Plastic pollution adversely affects oceans ecosystem and the natural wildlife. It is also now starting to become part of the food chain. Most of the ocean remains a mystery as 95% is still unexplored. Just imagine what could be living beneath...
Prudence's work was inspired by deep sea animals. This is perhaps a glimpse in to the not so distant future where plastic has become a living creature of the deep. Although plastic pollution and climate change is an increasing risk and at times may seem like an overwhelming problem, it’s not too late to do something. If we all demand change and implement small adjustments to our daily life, we can do our bit to save this beautiful place we call home and prevent further extinction for future wildlife.
“We Do Not Inherit the Earth from our ancestors: we borrow it from our children”
- Native American proverb
Photography is a creative tool that I utilise to transform and transpire my ideas in to a solid form; where people can see my world and create their own emotions and opinions on it. It's an opportunity to force the audience to see how I see, to view the world from my perspective. It is also a way of materialising a memory or story and communicating that with the rest of the world just like a writer or journalist may do. I find life behind a camera is a very educational one. I use my camera to find out more about people and the world around me. For example, during my visit to Calais to document the refugee crisis I learnt a lot about peoples suffering but also was inspired by their strength.

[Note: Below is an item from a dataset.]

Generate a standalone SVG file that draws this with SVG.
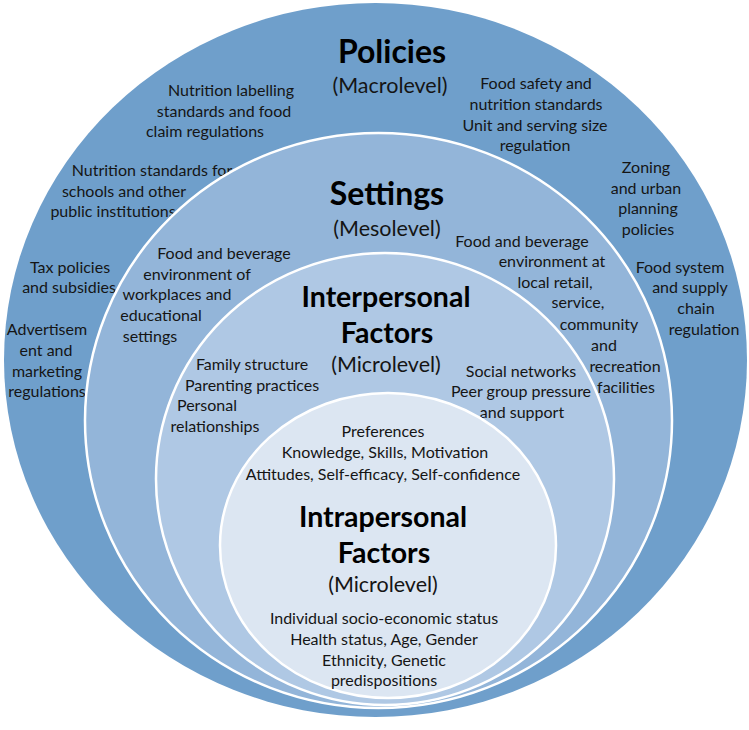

The reality of the crisis compared with general opinion made me want to challenge preconceived perceptions.
Photography has been around me ever since I was born, I’ve lived with a camera and I understand it like it was a limb. I incorporated it in to my art and also studied it at A-level. I then chose to further my education in photography by doing an Art and Design Foundation Diploma specialising in photography, specifically developing my practice of still life abstract photography. In 2013 I spent two years in a mentorship by creative director Marksteen Adamson. I gained confidence with portraiture and street photography and have since then spent my time practicing story-telling through portraiture, still life and landscape discourse. I have now graduated with a first-class hons degree in photography and feel I have a clear interest in the human condition. Photography enable’s me to articulate my personal feelings, beliefs and values into a visual form that can be communicated to others.